## BEGIN DATA RECORDS
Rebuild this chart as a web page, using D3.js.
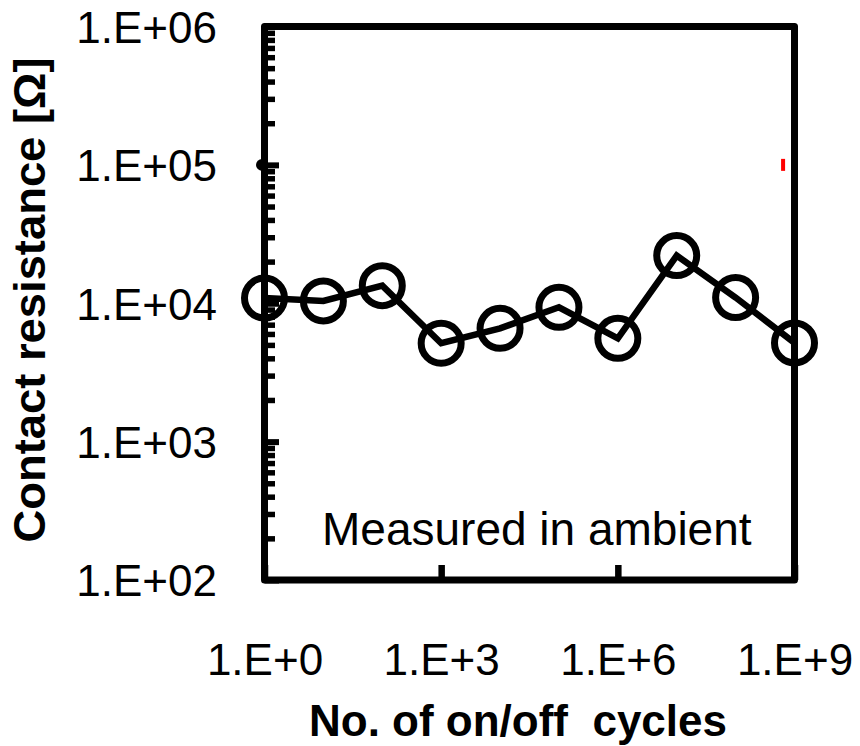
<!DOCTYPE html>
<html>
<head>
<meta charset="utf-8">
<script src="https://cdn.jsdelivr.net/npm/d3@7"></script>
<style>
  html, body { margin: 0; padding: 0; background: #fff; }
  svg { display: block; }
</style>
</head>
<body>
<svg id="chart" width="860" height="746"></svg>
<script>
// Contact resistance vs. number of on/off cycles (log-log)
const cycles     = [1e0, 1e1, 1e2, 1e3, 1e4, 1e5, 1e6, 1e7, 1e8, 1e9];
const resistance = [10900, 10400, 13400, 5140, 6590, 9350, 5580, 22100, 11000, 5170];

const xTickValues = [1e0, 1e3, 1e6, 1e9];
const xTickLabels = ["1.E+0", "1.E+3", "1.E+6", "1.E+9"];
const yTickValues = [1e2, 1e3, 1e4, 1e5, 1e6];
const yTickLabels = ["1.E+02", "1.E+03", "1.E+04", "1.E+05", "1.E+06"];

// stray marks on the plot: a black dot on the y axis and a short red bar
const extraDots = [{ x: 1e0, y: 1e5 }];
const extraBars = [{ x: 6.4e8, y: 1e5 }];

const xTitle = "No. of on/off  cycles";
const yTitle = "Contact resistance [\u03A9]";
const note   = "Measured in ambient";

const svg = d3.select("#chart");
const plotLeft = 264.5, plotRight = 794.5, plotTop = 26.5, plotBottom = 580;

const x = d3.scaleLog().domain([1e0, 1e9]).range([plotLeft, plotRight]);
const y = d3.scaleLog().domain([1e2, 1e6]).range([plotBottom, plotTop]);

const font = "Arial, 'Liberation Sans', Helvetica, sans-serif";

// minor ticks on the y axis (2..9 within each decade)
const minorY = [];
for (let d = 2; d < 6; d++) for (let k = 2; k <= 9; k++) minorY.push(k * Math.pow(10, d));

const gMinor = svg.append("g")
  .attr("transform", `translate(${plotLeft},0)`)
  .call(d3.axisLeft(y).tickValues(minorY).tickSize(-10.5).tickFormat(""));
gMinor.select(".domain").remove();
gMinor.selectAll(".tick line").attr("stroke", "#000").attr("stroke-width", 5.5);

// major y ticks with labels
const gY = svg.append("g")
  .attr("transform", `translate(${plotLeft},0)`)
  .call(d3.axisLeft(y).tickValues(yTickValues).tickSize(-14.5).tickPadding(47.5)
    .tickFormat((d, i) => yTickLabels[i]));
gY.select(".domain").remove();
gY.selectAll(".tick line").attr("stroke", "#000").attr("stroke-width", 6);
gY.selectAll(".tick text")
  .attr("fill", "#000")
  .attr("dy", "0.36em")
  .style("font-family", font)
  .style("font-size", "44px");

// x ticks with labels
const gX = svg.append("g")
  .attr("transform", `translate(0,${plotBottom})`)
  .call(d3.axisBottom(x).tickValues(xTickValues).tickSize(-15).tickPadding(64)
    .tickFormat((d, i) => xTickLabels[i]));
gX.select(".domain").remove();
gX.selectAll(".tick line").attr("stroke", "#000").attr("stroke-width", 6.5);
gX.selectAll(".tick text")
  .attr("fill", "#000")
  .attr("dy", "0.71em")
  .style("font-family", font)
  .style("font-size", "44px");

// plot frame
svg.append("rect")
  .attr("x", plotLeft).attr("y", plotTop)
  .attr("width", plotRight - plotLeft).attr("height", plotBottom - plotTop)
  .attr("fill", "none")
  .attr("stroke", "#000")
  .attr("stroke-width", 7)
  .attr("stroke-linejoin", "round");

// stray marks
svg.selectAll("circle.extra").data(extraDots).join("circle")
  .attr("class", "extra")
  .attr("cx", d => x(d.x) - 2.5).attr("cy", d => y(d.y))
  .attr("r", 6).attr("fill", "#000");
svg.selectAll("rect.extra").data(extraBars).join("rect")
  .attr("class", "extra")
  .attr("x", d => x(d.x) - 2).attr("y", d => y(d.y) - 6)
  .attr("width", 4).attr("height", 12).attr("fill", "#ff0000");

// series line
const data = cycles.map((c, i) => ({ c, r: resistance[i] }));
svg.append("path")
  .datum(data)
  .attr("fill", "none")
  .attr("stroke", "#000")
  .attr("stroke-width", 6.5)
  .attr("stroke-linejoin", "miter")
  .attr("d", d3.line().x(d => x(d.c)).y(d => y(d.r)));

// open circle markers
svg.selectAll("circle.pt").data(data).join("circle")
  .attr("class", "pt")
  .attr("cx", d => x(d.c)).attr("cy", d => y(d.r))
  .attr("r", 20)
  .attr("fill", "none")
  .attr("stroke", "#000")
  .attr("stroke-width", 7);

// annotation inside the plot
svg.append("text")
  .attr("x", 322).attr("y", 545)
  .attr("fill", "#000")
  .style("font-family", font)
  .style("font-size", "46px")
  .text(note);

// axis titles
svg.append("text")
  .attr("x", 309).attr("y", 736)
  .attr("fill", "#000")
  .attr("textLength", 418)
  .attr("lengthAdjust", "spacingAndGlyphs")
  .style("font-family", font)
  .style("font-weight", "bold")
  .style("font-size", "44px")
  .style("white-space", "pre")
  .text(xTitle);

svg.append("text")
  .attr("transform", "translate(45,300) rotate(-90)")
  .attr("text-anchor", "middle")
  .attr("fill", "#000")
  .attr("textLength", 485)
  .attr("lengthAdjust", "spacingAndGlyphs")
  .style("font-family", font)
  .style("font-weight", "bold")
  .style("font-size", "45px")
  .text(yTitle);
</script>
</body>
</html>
## END DATA RECORDS
## BEGIN DATA RECORDS
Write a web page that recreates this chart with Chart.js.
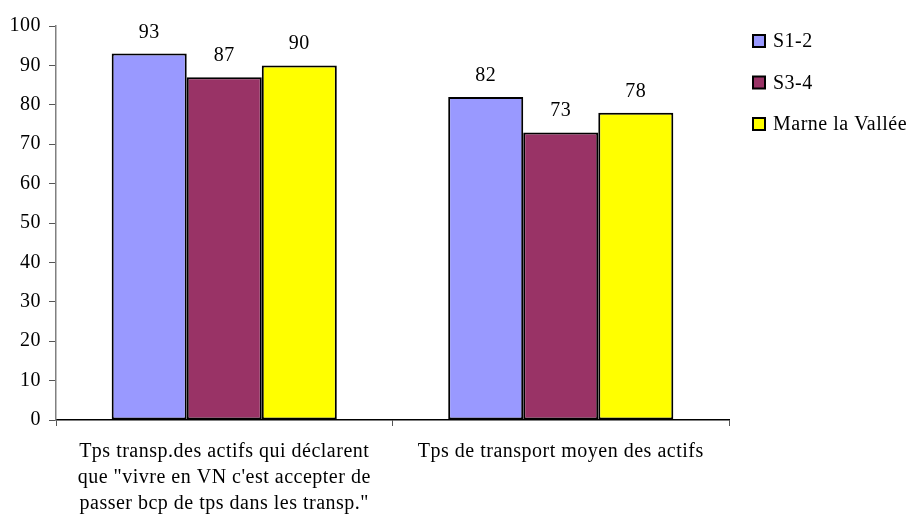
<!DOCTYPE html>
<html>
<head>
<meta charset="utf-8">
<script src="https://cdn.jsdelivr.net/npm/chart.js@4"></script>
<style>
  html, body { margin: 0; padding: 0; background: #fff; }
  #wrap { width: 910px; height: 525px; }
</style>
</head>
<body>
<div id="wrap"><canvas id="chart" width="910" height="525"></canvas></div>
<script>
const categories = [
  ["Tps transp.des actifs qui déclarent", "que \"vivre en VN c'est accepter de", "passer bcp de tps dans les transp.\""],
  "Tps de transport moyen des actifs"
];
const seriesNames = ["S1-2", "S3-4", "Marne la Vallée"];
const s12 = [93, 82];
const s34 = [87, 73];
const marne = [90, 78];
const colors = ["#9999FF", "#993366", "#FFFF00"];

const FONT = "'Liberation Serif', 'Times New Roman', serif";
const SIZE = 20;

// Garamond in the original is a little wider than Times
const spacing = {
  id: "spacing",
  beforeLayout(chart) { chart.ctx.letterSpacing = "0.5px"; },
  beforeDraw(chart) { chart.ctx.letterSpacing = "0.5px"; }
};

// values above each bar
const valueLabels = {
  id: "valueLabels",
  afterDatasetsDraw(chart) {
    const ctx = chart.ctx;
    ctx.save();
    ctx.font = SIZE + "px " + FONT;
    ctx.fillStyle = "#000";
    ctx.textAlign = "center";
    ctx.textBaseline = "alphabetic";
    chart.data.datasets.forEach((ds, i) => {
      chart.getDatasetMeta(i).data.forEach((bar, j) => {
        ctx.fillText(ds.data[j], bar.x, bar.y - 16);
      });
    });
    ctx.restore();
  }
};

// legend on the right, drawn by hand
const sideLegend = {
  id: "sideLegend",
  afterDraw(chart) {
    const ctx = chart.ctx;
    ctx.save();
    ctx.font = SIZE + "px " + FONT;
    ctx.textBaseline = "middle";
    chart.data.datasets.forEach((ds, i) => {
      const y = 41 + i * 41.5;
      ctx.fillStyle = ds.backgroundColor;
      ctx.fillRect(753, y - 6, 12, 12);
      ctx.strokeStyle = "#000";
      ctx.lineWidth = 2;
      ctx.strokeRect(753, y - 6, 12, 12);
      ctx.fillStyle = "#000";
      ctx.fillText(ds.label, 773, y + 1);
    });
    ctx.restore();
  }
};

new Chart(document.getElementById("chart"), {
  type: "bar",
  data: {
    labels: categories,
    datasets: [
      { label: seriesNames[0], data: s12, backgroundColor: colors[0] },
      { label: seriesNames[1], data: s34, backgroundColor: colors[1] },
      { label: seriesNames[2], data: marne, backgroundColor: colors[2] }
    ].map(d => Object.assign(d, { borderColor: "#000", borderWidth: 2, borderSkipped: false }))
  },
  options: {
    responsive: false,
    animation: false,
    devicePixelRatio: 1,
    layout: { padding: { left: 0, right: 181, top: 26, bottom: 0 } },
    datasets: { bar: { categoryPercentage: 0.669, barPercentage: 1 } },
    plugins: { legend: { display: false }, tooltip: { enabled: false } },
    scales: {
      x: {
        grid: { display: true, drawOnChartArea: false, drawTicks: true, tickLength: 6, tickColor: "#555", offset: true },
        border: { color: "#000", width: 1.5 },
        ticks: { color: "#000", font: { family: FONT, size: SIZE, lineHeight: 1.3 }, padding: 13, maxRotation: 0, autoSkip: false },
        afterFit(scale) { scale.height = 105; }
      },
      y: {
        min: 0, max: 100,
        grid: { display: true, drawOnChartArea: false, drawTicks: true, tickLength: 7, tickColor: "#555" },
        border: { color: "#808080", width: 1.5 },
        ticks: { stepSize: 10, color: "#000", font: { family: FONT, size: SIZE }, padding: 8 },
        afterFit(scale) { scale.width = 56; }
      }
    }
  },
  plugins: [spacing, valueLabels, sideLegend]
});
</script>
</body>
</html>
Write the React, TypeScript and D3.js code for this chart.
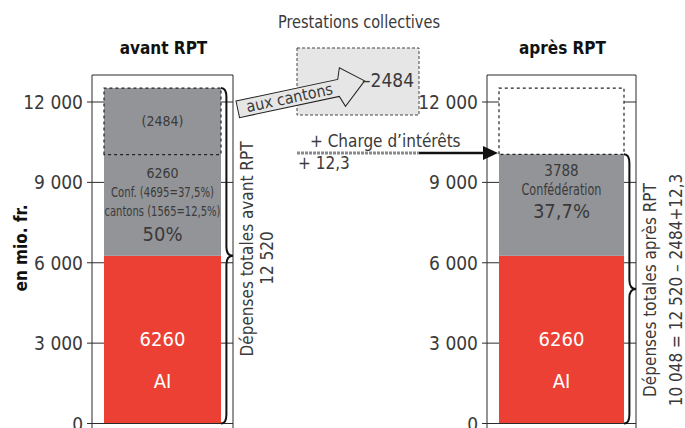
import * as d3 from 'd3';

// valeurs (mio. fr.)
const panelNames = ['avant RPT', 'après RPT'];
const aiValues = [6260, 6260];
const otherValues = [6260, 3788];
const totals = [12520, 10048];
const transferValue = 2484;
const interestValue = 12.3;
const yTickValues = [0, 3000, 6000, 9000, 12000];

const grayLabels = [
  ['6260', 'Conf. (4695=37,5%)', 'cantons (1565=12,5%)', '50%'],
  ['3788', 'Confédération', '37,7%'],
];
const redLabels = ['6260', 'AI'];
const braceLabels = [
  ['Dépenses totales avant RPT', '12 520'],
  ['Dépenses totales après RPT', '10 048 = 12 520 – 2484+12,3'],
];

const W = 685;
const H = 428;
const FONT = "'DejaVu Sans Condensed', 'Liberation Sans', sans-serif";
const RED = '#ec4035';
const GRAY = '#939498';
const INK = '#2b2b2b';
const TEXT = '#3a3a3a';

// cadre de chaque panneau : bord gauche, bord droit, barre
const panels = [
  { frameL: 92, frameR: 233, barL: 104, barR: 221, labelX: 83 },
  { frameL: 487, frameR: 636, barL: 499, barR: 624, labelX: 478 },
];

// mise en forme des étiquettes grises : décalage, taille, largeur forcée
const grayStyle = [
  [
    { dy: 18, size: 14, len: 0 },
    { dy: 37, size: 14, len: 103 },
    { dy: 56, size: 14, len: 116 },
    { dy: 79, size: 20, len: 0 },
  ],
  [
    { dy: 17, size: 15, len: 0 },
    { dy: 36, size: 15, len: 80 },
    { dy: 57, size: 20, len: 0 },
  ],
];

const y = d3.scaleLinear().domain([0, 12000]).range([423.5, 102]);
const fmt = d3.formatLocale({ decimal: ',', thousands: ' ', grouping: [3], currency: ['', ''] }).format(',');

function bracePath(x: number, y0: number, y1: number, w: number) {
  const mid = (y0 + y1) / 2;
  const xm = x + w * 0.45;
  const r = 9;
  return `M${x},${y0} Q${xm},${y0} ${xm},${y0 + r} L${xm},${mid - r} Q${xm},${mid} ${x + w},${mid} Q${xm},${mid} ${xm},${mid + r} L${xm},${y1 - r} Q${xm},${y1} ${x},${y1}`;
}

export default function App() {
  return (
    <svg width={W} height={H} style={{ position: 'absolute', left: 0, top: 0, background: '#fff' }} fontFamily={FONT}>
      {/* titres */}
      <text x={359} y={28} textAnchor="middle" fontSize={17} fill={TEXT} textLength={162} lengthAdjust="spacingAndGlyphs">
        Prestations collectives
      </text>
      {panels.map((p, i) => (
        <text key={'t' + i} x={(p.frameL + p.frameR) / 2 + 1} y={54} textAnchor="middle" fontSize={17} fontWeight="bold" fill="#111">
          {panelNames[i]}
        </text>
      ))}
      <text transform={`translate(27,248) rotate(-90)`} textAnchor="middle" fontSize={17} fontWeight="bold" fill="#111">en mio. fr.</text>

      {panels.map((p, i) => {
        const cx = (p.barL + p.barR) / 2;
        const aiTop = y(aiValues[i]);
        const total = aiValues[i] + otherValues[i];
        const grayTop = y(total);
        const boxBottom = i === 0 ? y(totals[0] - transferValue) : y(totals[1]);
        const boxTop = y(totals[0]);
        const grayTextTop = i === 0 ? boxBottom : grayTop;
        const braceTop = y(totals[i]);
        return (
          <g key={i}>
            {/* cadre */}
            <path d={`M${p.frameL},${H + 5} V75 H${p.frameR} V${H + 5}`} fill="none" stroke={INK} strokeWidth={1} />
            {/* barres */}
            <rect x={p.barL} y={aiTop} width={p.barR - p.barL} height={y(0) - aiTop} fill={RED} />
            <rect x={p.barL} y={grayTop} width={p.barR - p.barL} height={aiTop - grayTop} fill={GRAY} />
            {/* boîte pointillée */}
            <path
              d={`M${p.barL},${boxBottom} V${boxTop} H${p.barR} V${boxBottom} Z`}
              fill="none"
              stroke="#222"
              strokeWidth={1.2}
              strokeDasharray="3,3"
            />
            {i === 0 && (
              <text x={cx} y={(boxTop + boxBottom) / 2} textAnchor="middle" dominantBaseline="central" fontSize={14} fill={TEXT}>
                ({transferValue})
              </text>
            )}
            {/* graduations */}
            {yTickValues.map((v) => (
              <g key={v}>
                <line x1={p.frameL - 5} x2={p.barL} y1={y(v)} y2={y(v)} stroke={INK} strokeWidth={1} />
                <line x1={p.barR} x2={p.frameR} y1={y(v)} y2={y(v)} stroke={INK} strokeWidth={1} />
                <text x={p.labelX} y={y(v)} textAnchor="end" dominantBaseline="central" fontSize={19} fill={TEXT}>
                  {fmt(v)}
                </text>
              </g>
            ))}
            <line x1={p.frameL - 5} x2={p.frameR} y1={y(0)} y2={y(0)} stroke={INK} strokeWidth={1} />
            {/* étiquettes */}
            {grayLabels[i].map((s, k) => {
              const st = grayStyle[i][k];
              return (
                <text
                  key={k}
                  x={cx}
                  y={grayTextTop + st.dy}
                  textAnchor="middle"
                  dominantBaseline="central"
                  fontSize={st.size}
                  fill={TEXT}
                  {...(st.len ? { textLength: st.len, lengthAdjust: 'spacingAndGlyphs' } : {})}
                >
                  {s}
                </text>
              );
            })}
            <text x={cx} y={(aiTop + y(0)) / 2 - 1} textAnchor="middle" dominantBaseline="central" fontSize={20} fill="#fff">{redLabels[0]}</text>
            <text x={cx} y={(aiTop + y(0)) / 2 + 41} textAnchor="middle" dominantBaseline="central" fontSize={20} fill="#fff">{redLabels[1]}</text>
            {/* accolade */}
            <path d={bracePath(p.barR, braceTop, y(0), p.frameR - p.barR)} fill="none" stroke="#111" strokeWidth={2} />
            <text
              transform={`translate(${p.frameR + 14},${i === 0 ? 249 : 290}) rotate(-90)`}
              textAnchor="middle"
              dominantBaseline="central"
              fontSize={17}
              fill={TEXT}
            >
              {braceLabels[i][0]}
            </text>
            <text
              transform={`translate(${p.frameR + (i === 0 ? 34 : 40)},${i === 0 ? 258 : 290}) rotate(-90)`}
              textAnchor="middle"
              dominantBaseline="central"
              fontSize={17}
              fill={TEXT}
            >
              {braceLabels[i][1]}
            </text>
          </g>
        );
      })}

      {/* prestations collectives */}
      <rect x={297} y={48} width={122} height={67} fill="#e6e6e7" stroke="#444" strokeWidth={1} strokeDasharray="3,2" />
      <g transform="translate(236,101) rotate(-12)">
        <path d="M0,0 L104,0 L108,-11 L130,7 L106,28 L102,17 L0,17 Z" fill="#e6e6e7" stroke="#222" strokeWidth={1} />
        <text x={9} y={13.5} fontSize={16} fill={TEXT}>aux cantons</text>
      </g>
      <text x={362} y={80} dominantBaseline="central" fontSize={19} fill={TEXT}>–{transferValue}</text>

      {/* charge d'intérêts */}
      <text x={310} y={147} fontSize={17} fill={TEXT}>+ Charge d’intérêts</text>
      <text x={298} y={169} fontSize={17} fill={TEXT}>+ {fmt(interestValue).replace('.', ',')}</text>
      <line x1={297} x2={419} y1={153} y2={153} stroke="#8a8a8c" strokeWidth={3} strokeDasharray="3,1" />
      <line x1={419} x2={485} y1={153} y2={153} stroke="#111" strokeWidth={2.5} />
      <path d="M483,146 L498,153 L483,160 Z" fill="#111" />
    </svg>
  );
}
## END DATA RECORDS
## BEGIN DATA RECORDS
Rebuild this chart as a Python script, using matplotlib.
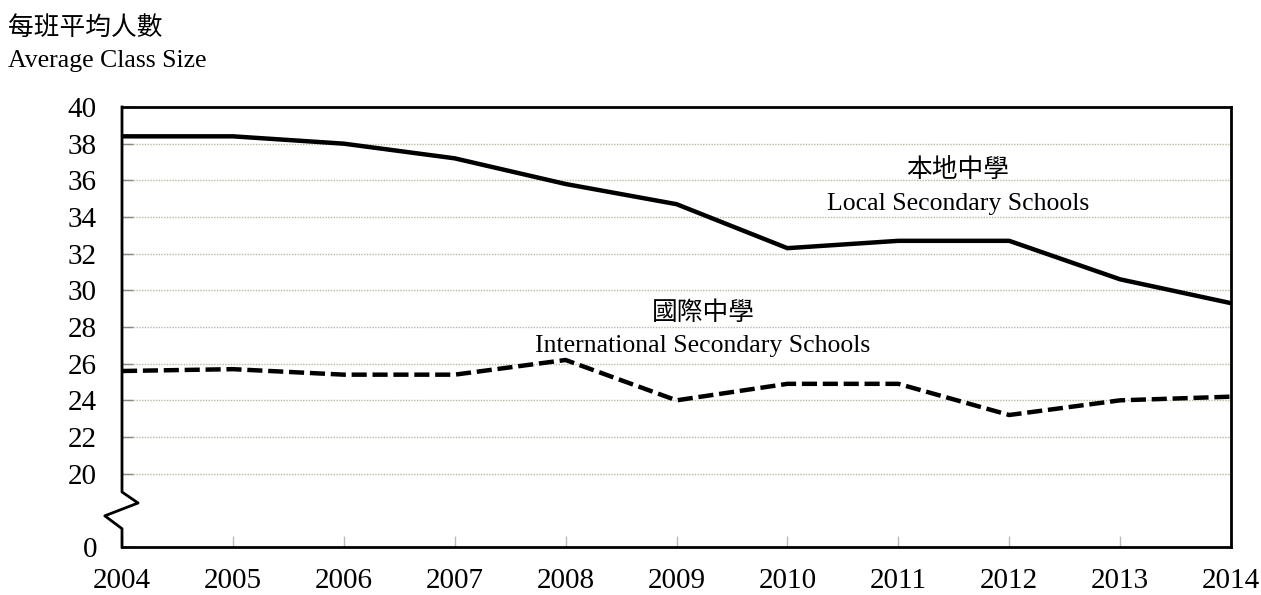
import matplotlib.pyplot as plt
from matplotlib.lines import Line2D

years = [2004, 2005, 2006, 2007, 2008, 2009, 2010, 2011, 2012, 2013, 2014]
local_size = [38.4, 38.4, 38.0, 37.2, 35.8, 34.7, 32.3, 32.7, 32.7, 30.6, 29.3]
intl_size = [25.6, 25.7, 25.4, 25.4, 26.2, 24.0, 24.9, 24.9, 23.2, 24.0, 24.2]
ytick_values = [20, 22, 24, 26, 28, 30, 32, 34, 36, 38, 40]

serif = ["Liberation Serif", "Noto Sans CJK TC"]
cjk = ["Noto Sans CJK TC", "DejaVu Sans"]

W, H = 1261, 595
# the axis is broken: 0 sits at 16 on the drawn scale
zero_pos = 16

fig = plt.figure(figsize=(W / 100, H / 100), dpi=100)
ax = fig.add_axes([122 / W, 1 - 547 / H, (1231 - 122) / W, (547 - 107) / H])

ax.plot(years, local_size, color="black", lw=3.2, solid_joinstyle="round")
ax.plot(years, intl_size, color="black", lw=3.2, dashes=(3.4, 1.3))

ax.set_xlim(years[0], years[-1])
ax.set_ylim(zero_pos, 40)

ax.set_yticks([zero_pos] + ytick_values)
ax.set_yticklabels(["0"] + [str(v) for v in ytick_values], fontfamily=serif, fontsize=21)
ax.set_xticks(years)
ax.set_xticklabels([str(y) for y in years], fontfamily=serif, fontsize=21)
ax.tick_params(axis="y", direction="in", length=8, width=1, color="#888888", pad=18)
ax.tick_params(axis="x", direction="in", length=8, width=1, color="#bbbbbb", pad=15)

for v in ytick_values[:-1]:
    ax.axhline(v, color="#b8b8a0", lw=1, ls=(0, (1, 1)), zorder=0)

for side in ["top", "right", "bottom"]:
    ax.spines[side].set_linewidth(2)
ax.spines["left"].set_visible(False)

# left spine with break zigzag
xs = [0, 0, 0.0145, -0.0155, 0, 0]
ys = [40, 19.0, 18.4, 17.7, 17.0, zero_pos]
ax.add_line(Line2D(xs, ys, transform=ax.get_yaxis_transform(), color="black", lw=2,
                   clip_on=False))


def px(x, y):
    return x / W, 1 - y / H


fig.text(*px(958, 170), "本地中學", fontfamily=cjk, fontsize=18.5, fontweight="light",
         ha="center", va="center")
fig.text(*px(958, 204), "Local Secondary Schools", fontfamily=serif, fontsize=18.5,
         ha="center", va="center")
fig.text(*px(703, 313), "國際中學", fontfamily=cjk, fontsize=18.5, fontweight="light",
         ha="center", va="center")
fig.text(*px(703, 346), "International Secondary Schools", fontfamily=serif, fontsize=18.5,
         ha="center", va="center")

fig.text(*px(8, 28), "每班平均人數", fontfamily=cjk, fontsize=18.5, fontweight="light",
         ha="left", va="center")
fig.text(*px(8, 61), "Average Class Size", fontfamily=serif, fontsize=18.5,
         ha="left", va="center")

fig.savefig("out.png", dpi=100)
## END DATA RECORDS
■ DO THIS ■
Start at the line above containing "Write the React, TypeScript" and stop at the line containing "const yTickValues = [0, 3000, 6000, 9000, 12000];": print those lines and everything between them exactly, but not the pictures.

■ FINISHED ANSWER ■
Write the React, TypeScript and D3.js code for this chart.
import * as d3 from 'd3';

// valeurs (mio. fr.)
const panelNames = ['avant RPT', 'après RPT'];
const aiValues = [6260, 6260];
const otherValues = [6260, 3788];
const totals = [12520, 10048];
const transferValue = 2484;
const interestValue = 12.3;
const yTickValues = [0, 3000, 6000, 9000, 12000];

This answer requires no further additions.